The Strategy Killer: Avoiding Curve Fitting in Robot Strategy Development
In the world of automated trading, a perfect backtest is the ultimate red flag. When a robot's historical performance looks like a flawless, straight line climbing ever upward, it's almost certainly a victim of
curve fitting. This is the single most deceptive and destructive pitfall in
robot strategy development. It creates a system that has perfectly "memorized" the past but has learned nothing about how to trade the future. Learning how to avoid curve fitting is the critical skill that separates fleeting backtest fantasies from robust, real-world trading strategies.
What is Curve Fitting?
Curve fitting, or over-optimization, is the process of tailoring a trading strategy's parameters so tightly to historical data that it loses all predictive power. Imagine you are creating a trend-following robot. You keep tweaking the moving average periods, the RSI levels, and the time-of-day filters until you find the perfect combination that navigated the last two years of EUR/USD data flawlessly.
The problem is, you haven't discovered a timeless market edge. You have simply created a fragile model that is exquisitely tuned to the specific "noise" and random fluctuations of that particular historical period. The moment it encounters a live market with its own unique characteristics, the strategy shatters.

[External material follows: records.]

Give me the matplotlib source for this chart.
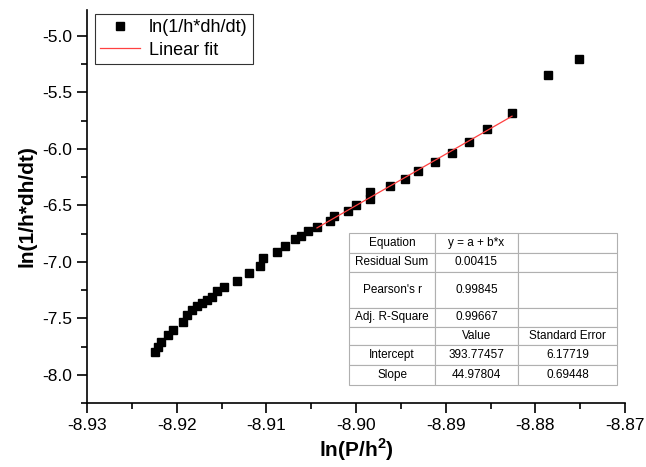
import numpy as np
import matplotlib.pyplot as plt
from matplotlib.ticker import MultipleLocator

plt.rcParams['font.family'] = ['Liberation Sans', 'DejaVu Sans']
plt.rcParams['mathtext.fontset'] = 'custom'
plt.rcParams['mathtext.bf'] = 'Liberation Sans:bold'

# data
x = [-8.92242, -8.92208, -8.92175, -8.92097, -8.92041, -8.91929, -8.91885,
     -8.91829, -8.91773, -8.91718, -8.91662, -8.91606, -8.91550, -8.91472,
     -8.91327, -8.91193, -8.91071, -8.91037, -8.90881, -8.90792, -8.90680,
     -8.90613, -8.90535, -8.90435, -8.90290, -8.90245, -8.90089, -8.90000,
     -8.89844, -8.89844, -8.89621, -8.89454, -8.89309, -8.89119, -8.88930,
     -8.88740, -8.88539, -8.88260, -8.87859, -8.87513]
y = [-7.796, -7.751, -7.707, -7.645, -7.601, -7.530, -7.467, -7.423, -7.388,
     -7.361, -7.334, -7.308, -7.263, -7.219, -7.166, -7.095, -7.033, -6.970,
     -6.917, -6.864, -6.802, -6.775, -6.731, -6.695, -6.642, -6.598, -6.553,
     -6.500, -6.447, -6.385, -6.331, -6.269, -6.198, -6.118, -6.038, -5.941,
     -5.826, -5.684, -5.346, -5.204]

# points used in the linear fit
fit_lo, fit_hi = 23, 37

table_rows = [
    ["Equation", "y = a + b*x", ""],
    ["Residual Sum", "0.00415", ""],
    ["Pearson's r", "0.99845", ""],
    ["Adj. R-Square", "0.99667", ""],
    ["", "Value", "Standard Error"],
    ["Intercept", "393.77457", "6.17719"],
    ["Slope", "44.97804", "0.69448"],
]
row_h = [20, 19, 36, 19, 18, 20, 20]
col_w = [86, 83, 99]

x = np.array(x)
y = np.array(y)

fig = plt.figure(figsize=(6.46, 4.67), dpi=100)
ax = fig.add_axes([0.1347, 0.137, 0.8328, 0.842])

ax.plot(x, y, 's', color='black', markersize=6, label='ln(1/h*dh/dt)', zorder=3)

b, a = np.polyfit(x[fit_lo:fit_hi + 1], y[fit_lo:fit_hi + 1], 1)
xf = np.array([x[fit_lo], x[fit_hi]])
ax.plot(xf, a + b * xf, '-', color='#ff4040', lw=0.9, label='Linear fit', zorder=4)

ax.set_xlim(-8.93, -8.87)
ax.set_ylim(-8.25, -4.77)
ax.xaxis.set_major_locator(MultipleLocator(0.01))
ax.xaxis.set_minor_locator(MultipleLocator(0.005))
ax.yaxis.set_major_locator(MultipleLocator(0.5))
ax.yaxis.set_minor_locator(MultipleLocator(0.25))
ax.xaxis.set_major_formatter(plt.FormatStrFormatter('%.2f'))
ax.yaxis.set_major_formatter(plt.FormatStrFormatter('%.1f'))

for s in ['top', 'right']:
    ax.spines[s].set_visible(False)
for s in ['left', 'bottom']:
    ax.spines[s].set_linewidth(1.2)
ax.tick_params(which='major', direction='out', length=7, width=1.2, labelsize=12.5)
ax.tick_params(which='minor', direction='out', length=4, width=1.2)

ax.set_xlabel(r'ln(P/h$^\mathbf{2}$)', fontsize=15, fontweight='bold', labelpad=3)
ax.set_ylabel('ln(1/h*dh/dt)', fontsize=15, fontweight='bold', labelpad=4)

leg = ax.legend(loc='upper left', bbox_to_anchor=(0.014, 0.99), fontsize=13,
                frameon=True, fancybox=False, edgecolor='black',
                handlelength=2.2, borderpad=0.3, labelspacing=0.3,
                handletextpad=0.5, borderaxespad=0.0)
leg.get_frame().set_linewidth(0.8)

tab = ax.table(cellText=table_rows, cellLoc='center',
               bbox=[0.487, 0.046, 0.498, 0.387])
tab.auto_set_font_size(False)
tab.set_fontsize(8.5)
for (r, c), cell in tab.get_celld().items():
    cell.set_height(row_h[r])
    cell.set_width(col_w[c])
    cell.set_edgecolor('#b0b0b0')
    cell.set_linewidth(0.8)
    cell.PAD = 0.02

fig.savefig('out.png', dpi=100)
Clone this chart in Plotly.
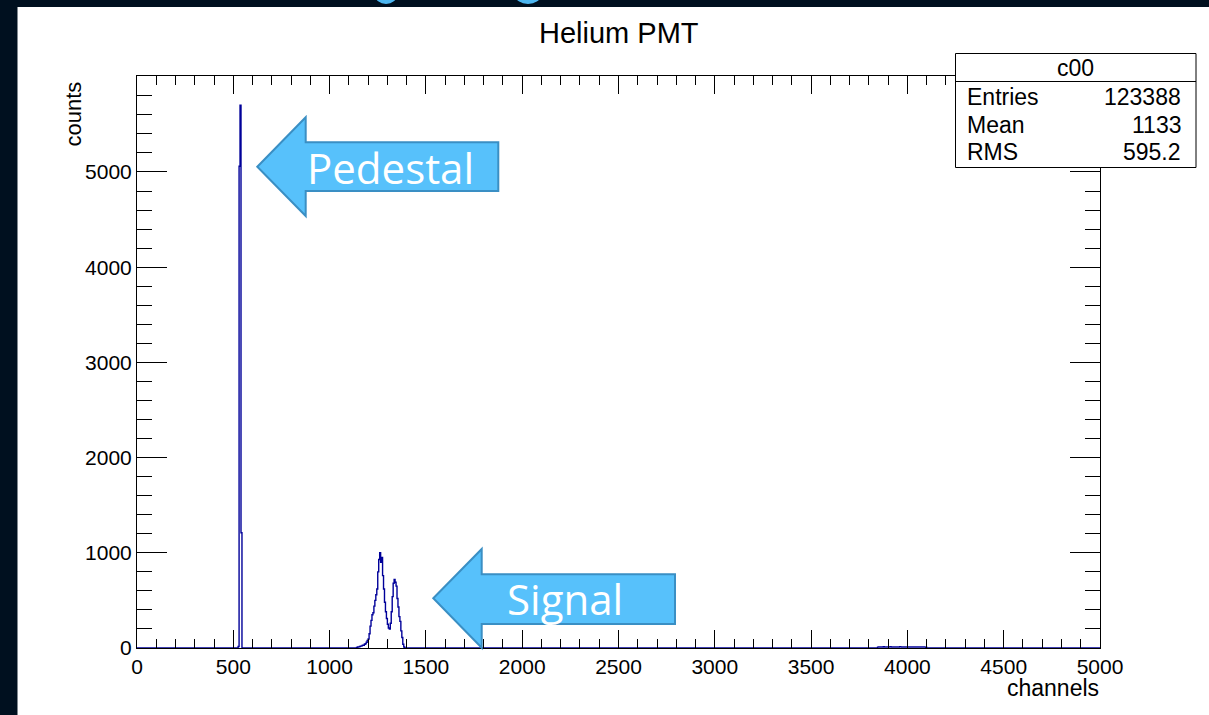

Technique #1: The Golden Rule - Out-of-Sample Testing
The most fundamental method for
avoiding curve fitting is to hold back data. Never use all your available historical data for optimization.
The Process:
1.
Split Your Data: Divide your historical data into two segments. For example, using data from 2018-2022, you might use 2018-2020 as your "In-Sample" (IS) data and hold back 2021-2022 as your "Out-of-Sample" (OOS) data.
2.
Optimize on In-Sample Data: Run your strategy optimizations to find the best parameters using only the IS data (2018-2020).
3.
Validate on Out-of-Sample Data: Take the best parameter set you found and run a single backtest—with no further optimization—on the OOS data (2021-2022) that the robot has never seen before.
If the robot performs well on the OOS data, it suggests the strategy has a genuine edge. If it performs poorly, it was almost certainly curve-fit to the IS data.
Technique #2: Walk-Forward Optimization
This is a more advanced and robust form of testing that simulates how a trader would realistically adapt a strategy over time.
The Process: A walk-forward analysis breaks the data into many segments. It optimizes the strategy on one segment (e.g., 2018) and then validates it on the next segment (e.g., the first quarter of 2019). Then, it "walks" forward, optimizing on a new rolling window and validating on the next unseen period. If the strategy consistently performs well across multiple walk-forward periods, it demonstrates a high degree of robustness.
Technique #3: Keep It Simple and Logical
Complexity is the enemy of robustness. A strategy with dozens of rules and optimizable parameters is far more likely to be curve-fit than a simple one.
Fewer Parameters: A strategy with only two or three core parameters (e.g., a moving average period and a stop-loss multiple) is harder to curve-fit and more likely to be based on a solid principle.
Logical Foundation: Does the strategy make sense? Is it based on a recognized market behavior, like "buy pullbacks in an uptrend" or "sell overbought conditions in a range"? A strategy that combines five unrelated indicators in a bizarre way is likely the result of random optimization, not sound logic.
Conclusion: Build for the Future, Not the Past
Successful
robot strategy development is not about creating the most profitable backtest. It is about building a robust strategy that can stand the test of time. By rigorously separating your training and testing data, using techniques like
out-of-sample testing and walk-forward analysis, and prioritizing simplicity and logic over complexity, you can have much greater confidence that you are
avoiding curve fitting. This disciplined approach ensures you are developing a strategy designed to navigate the uncertainties of future markets, not just marvel at the perfection of the past.